§ DATA EXCERPT
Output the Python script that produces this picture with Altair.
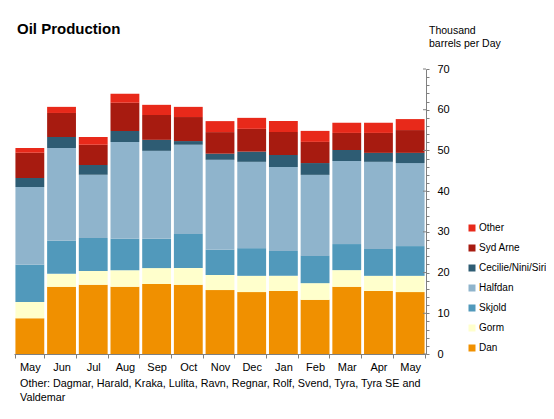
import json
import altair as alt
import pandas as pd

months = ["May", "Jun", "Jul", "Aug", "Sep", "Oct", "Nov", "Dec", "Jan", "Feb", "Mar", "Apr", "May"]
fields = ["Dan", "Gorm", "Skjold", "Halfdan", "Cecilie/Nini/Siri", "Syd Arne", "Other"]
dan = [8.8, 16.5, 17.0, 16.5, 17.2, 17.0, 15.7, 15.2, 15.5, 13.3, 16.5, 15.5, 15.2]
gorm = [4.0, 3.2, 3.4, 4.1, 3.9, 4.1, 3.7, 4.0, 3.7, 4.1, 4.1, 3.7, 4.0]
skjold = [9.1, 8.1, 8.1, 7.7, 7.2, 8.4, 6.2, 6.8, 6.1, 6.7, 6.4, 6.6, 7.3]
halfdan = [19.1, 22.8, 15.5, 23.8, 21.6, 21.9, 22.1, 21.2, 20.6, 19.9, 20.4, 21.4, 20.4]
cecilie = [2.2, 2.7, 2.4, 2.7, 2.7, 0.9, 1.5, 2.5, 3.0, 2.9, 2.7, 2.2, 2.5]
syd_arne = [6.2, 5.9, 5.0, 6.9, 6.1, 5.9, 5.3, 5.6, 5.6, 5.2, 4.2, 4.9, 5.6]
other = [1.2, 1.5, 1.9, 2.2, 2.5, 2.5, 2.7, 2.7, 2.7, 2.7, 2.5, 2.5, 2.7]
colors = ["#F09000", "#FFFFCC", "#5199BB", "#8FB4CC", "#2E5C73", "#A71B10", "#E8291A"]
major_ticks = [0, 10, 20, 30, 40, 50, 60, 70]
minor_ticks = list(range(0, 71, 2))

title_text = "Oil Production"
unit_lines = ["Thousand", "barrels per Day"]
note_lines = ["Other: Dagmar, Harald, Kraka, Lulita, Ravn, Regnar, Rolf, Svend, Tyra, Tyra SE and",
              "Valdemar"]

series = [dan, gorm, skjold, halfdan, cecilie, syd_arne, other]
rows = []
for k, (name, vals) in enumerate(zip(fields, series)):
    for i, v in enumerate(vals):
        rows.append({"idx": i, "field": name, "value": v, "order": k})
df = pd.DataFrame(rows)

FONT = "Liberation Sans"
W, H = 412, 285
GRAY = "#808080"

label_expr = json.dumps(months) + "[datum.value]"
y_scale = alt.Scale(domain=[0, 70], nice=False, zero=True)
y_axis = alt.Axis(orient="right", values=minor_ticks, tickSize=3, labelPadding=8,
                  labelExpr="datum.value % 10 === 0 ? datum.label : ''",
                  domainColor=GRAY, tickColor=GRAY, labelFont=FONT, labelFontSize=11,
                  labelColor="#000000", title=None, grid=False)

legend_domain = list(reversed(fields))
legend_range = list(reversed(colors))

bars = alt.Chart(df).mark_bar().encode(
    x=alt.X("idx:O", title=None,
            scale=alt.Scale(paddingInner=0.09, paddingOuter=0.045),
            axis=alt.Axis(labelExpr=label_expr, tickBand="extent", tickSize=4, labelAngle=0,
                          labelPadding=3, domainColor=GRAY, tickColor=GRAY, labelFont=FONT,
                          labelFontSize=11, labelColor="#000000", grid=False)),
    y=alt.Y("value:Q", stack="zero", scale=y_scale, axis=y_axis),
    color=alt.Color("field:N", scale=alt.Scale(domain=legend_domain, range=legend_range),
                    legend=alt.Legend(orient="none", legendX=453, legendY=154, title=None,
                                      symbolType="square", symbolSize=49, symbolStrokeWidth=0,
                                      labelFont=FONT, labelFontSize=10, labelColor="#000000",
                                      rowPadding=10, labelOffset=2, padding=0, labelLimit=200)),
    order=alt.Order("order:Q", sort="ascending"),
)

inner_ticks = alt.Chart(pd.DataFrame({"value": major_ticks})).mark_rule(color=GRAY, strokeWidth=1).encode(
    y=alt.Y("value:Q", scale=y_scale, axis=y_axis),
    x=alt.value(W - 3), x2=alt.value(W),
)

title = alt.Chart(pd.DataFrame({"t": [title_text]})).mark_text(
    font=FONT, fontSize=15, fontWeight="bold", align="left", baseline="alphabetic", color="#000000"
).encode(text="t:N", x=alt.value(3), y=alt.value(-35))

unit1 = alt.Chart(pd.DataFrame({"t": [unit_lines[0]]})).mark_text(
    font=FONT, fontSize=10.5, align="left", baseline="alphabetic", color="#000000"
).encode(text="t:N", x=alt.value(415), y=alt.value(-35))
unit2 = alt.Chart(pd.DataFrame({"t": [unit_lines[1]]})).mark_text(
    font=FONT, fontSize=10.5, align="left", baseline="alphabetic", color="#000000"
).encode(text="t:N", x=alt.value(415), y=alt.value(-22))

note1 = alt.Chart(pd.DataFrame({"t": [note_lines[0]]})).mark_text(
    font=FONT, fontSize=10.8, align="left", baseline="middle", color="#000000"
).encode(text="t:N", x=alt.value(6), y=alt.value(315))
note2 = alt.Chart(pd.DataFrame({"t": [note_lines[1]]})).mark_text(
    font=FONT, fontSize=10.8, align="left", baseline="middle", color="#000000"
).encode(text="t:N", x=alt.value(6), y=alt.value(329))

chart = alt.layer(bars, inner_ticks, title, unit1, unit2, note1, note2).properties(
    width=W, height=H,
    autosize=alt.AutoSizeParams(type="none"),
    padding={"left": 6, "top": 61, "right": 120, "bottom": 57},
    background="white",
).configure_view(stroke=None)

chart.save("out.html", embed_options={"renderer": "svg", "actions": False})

§ WRITTEN PROBLEM
Return the material line for line, from its beginning to the line that contains "import pandas as pd", with the pictures left out.

§ FINISHED ANSWER
Output the Python script that produces this picture with Altair.
import json
import altair as alt
import pandas as pd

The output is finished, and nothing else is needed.